Ayomide Tella, 23, is one of the youths enthusiastic to participate in the elections on Saturday although she got fed up of her unending visits to the INEC office to collect her PVC but her hope was dashed last Monday getting a response that her card isn’t available yet.
Ibrahim Danjuma, a third year student of University of Ilorin says he has his PVC however it’s unlikely he’ll be voting giving to the issue of insecurity that usually the case in Nigeria elections.
Sussan Chinedu, a recent graduate says she was all ready to participate in the election until the issue of cash crunch surfaced. Although she’s willing to take the trouble if she’s able to find enough cash to travel to her polling unit as she resides a distance away from her polling unit.
Of over a hundred registered voters who participated in a poll dedicated to this story, 34.1% are negative in their decision to participate in Saturday elections, while 14.1% are on the fence. Events preceding the elections day will have a bearing of their decision.
On February 25, 93.4 million eligible Nigerians are expected to go to the polls in a three-vote system to elect the country’s new president to succeed the incumbent President Muhammad Buhari, as well as their representatives in the country’s bicameral legislative houses – 109-member House of Representative and 360-member of the Senate. However, historic accounts from the past electoral processes suggest not all the registered voters will make it to the polls.
Voters’ demography for the 2023 elections as released by the country’s electoral empire shows a sizeable distributions of voters strength favouring men at 52% against women at 48%. This is also as eligible voters within the age of 18 and 49 hold a whooping 75.4% electoral decision strength.
However, in hindsight, the concerns over the past electoral processes have been how voter apathy marred the previous electoral verdicts and the predictive tendency past reality will have in the forthcoming election.
How much can previous voting patterns tell us what to expect on Saturday?
In Nigeria past elections, low turn out of electorates at the polls has often been the case.

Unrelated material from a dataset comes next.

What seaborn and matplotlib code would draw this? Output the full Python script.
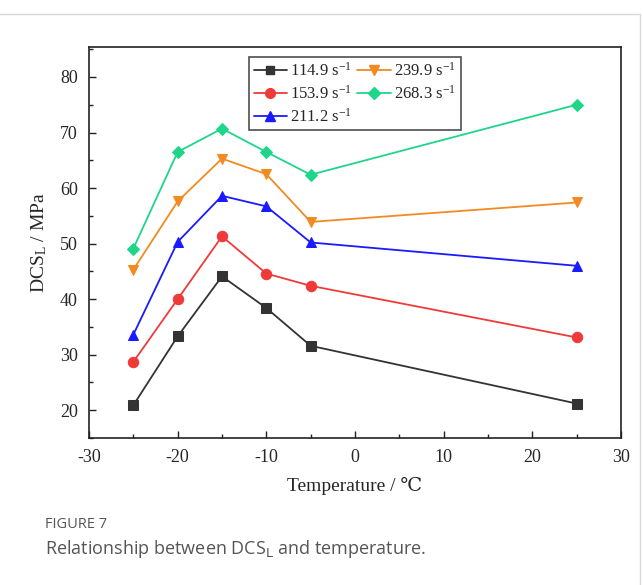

The recently concluded Osun election also brought to the fore the issue of voters’ apathy just as it was evidenced in the outcome of 2015 and 2019 general elections. Of two million registered voters in Osun state, only 0.8million actually exercised their franchise.
“I can’t stress myself out for a country where our votes don’t count,” says Tobi Ola, 25, in spite of having his voter’s card.
Aside Tobi’s allusion of lack of trust in the electoral system, there are many other reasons that dissuade them from exercising their electoral rights ranging from the bottleneck around the processes of voting to the fear of insecurity as mentioned by Ibrahim, also to the systemic faults such as uneasiness involving the movement of a voter’s polling unit in an event of their relocation to another part of the country.
Electoral history of Nigeria has constantly featured cases of voters’ Apathy. It has been the case since the return of democracy in 1999. In the 2015 general elections, the vote strength that sealed the fate of the country’s populace stood at 44% representing 29.4 million out of 67.4 million voters eligible. The situation became worse in 2019 elections with only 35.6% of the eligible voters cast their ballots with the remnants of the whooping 82.3 million total registered voters stayed back. This was abysmally low with a near 15% difference from the former.
According to the statistics shown by the country’s electoral umpire, 93.5 million Nigerians registered to vote in the 2023 general elections, out of which 93.3 percent have successfully picked up their Permanent Voter Cards (PVCs) —a card that authorises voters to participate in the voting process at the polling booths on elections day. This shows a clear departure from the previous elections voting patterns of 2015 and 2019 PVC collections percentages.
More so, the addition of the 9.5 million new registered voters populated by enthusiastic youths in the country increases the PVCs collection percentage, this is expected to reflect a high degree of interest in voting come Saturday February 25, 2023. However, the question is, will this record high rate of PCVs collections actually signal robust participation? Only the outcome of Saturday elections has the answer.